Music and the human brain seem to be deeply intertwined, a bond that may have first appeared when the first australopithecine ancestor got up on her hind legs 4.4 million years ago and walked. This bipedal rhythm may have made our lineage particularly sensitive to musicality, so much so that we now know that the human brain has dedicated neural circuitry for processing and interpreting musical information.
In 2015, neuroscientists at MIT identified a population of neurons in the auditory cortex that responds specifically to music. In a new study that appeared today in the journal Current Biology, the same team of researchers led by Sam Norman-Haignere have identified specific neurons in the brain that light up only when we hear singing, but not other types of music.
“The work provides evidence for relatively fine-grained segregation of function within the auditory cortex, in a way that aligns with an intuitive distinction within music,” said Norman-Haignere, a former MIT postdoc who is now an assistant professor of neuroscience at the University of Rochester Medical Center.
The singing brain
For their original 2015 work, the scientists used functional magnetic resonance imaging (fMRI) to scan the brains of participants as they listened to a collection of 165 sounds. These included everyday sounds like a dog barking or traffic in a busy city, as well as different types of speech and music.
After analyzing the brain patterns using a novel interpretation technique for fMRI data, the researchers identified a neural population that responded differently to both music and speech.
However, fMRI –which detects the changes in blood oxygenation and flow that occur in response to neural activity while a person lies down inside a machine equipped with very powerful magnets — has its limitations. A much more precise method for recording electrical activity in the brain is electrocorticography (ECoG), which directly measures patterns of activity using electrodes implanted inside the skull. The obvious drawback is that this is highly invasive. Let’s just say there aren’t too many keen volunteers that would gladly have their skulls drilled for science — unless you already don’t have much to lose.
Electrocorticography is becoming relatively widely used to monitor patients with epilepsy who are about to undergo surgery to treat their seizures. This allows doctors to pinpoint the exact location in the brain where a patient’s seizures are originating, which can be different from person to person.
Some of these patients agreed to participate, and MIT researchers were able to gather data from them over several years. Many of the 15 participants involved in the study didn’t have electrodes fitted in their auditory cortex, but some did — and the insight they provided proved valuable. Using a novel statistical approach, the researchers were able to identify neural populations that were responsible for the electrical activity recorded by each electrode.

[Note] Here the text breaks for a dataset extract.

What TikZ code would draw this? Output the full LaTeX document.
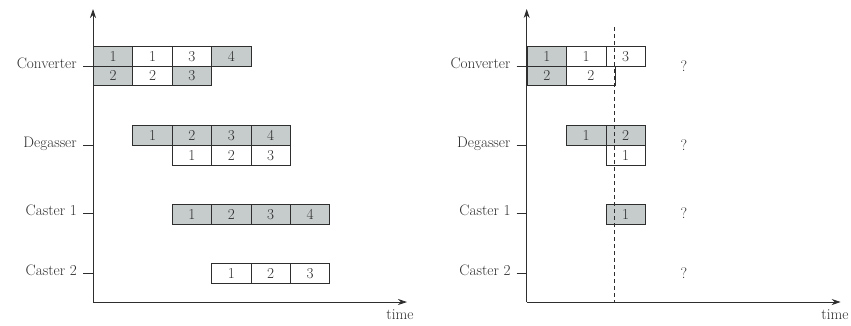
\documentclass[tikz,border=0pt]{standalone}
\usetikzlibrary{arrows.meta}
\definecolor{inkgray}{HTML}{2E2E2E}
\definecolor{jobgray}{HTML}{C6CBCB}
\begin{document}
\begin{tikzpicture}[x=1pt,y=-1pt,
  every node/.style={font=\fontsize{15.2}{18}\selectfont, text=inkgray},
  cell/.style={draw=inkgray, line width=0.8pt, anchor=north west, inner sep=0pt,
               minimum width=39.4pt, minimum height=19.7pt},
  gcell/.style={cell, fill=jobgray},
  wcell/.style={cell, fill=white},
  axis/.style={draw=inkgray, line width=0.8pt, -{Stealth[length=9pt,width=6pt]}},
  tick/.style={draw=inkgray, line width=0.8pt},
  rowlabel/.style={anchor=mid east, inner sep=0pt},
]
\useasboundingbox (0,0) rectangle (851,325);

% ---------------- left schedule ----------------
\coordinate (lo) at (93,302);
\coordinate (ltop) at (93,9);
\coordinate (lright) at (407,302);
\draw[axis] (lo) -- (ltop);
\draw[axis] (lo) -- (lright);
\node (ltime) at (400,315) {time};

% row labels and ticks
\foreach \nm/\lab/\yy in {lconv/Converter/66, ldeg/Degasser/145, lcA/Caster 1/213.3, lcB/Caster 2/273.3}{
  \coordinate (\nm t) at (83,\yy);
  \coordinate (\nm a) at (93,\yy);
  \draw[tick] (\nm t) -- (\nm a);
  \node[rowlabel] (\nm) at (77,\yy) {\lab};
}

% Converter
\node[gcell] (lc11) at (93,46) {1};
\node[wcell] (lc12) at (132.4,46) {1};
\node[wcell] (lc13) at (171.8,46) {3};
\node[gcell] (lc14) at (211.2,46) {4};
\node[gcell] (lc21) at (93,65.7) {2};
\node[wcell] (lc22) at (132.4,65.7) {2};
\node[gcell] (lc23) at (171.8,65.7) {3};
% Degasser
\node[gcell] (ld11) at (132.4,125.3) {1};
\node[gcell] (ld12) at (171.8,125.3) {2};
\node[gcell] (ld13) at (211.2,125.3) {3};
\node[gcell] (ld14) at (250.6,125.3) {4};
\node[wcell] (ld21) at (171.8,145) {1};
\node[wcell] (ld22) at (211.2,145) {2};
\node[wcell] (ld23) at (250.6,145) {3};
% Caster 1
\node[gcell] (la1) at (171.8,203.9) {1};
\node[gcell] (la2) at (211.2,203.9) {2};
\node[gcell] (la3) at (250.6,203.9) {3};
\node[gcell] (la4) at (290,203.9) {4};
% Caster 2
\node[wcell] (lb1) at (211.2,263.4) {1};
\node[wcell] (lb2) at (250.6,263.4) {2};
\node[wcell] (lb3) at (290,263.4) {3};

% ---------------- right schedule ----------------
\coordinate (ro) at (526.7,302);
\coordinate (rtop) at (526.7,9);
\coordinate (rright) at (840.7,302);
\draw[axis] (ro) -- (rtop);
\draw[axis] (ro) -- (rright);
\node (rtime) at (835,315) {time};

\foreach \nm/\lab/\yy in {rconv/Converter/66, rdeg/Degasser/145, rcA/Caster 1/213.3, rcB/Caster 2/273.3}{
  \coordinate (\nm t) at (516.7,\yy);
  \coordinate (\nm a) at (526.7,\yy);
  \draw[tick] (\nm t) -- (\nm a);
  \node[rowlabel] (\nm) at (510.7,\yy) {\lab};
  \node (\nm q) at (684,\yy) {?};
}

% Converter
\node[gcell] (rc11) at (526.7,46) {1};
\node[wcell] (rc12) at (566.1,46) {1};
\node[wcell] (rc13) at (605.5,46) {3};
\node[gcell] (rc21) at (526.7,65.7) {2};
\node[wcell, minimum width=48.6pt] (rc22) at (566.1,65.7) {2};
% Degasser
\node[gcell] (rd11) at (566.1,125.3) {1};
\node[gcell] (rd12) at (605.5,125.3) {2};
\node[wcell] (rd21) at (605.5,145) {1};
% Caster 1
\node[gcell] (ra1) at (605.5,203.9) {1};

% current time
\coordinate (now) at (614.7,27);
\coordinate (nowbase) at (614.7,302);
\draw[inkgray, line width=0.8pt, dash pattern=on 4pt off 3pt] (now) -- (nowbase);

\end{tikzpicture}
\end{document}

“When we applied this method to this data set, this neural response pattern popped out that only responded to singing,” Norman-Haignere says. “This was a finding we really didn’t expect, so it very much justifies the whole point of the approach, which is to reveal potentially novel things you might not think to look for.”
“There’s one population of neurons that responds to singing, and then very nearby is another population of neurons that responds broadly to lots of music. At the scale of fMRI, they’re so close that you can’t disentangle them, but with intracranial recordings, we get additional resolution, and that’s what we believe allowed us to pick them apart,” he added.

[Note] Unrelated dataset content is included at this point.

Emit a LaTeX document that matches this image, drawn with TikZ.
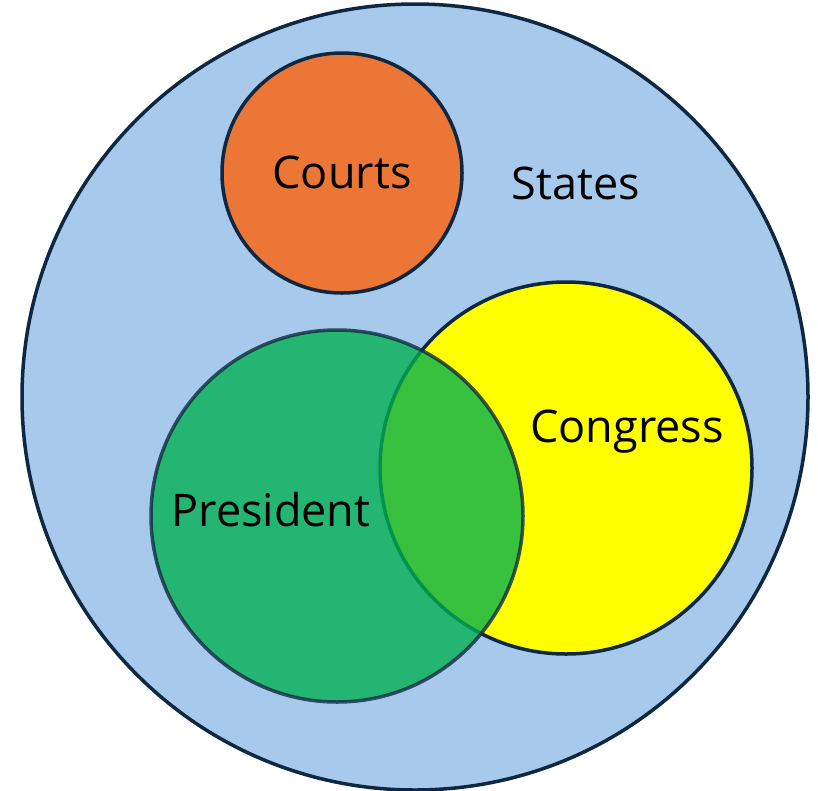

When ECoG data was combined with fMRI, the researchers were able to determine even more precisely the locations of the neural populations that responded specifically to signing, but not other kinds of music.
“The intracranial recordings in this study replicated our prior findings with fMRI and revealed a novel component of the auditory response that responded nearly exclusively to song,” Norman-Haignere told ZME Science.
These song-specific hotspots were found at the top of the temporal lobe, near regions that are selective for language and music. This suggests that song-specific populations of neurons likely respond to perceived pitch, so they might tell the difference between spoken words and musical vocalization, before sending this information to other parts of the brain for further processing.
These findings enrich our understanding of how the human brain responds to music. For instance, previous research showed music impacts brain function and human behavior, including reducing stress, pain and symptoms of depression, as well as improving cognitive and motor skills, spatial-temporal learning, and neurogenesis, which is the brain’s ability to produce neurons.
But many mysteries still remain, which is why the MIT researchers plan to study infants’ neural response to music, in hopes of learning more about how brain regions tuned to music develop.
“At present, we know very little about song-selective neural populations, in part because we just discovered them and in part because this type of data takes a long time to collect. Those are great questions that future research will hopefully shed some light on,” Norman-Haignere told ZME Science.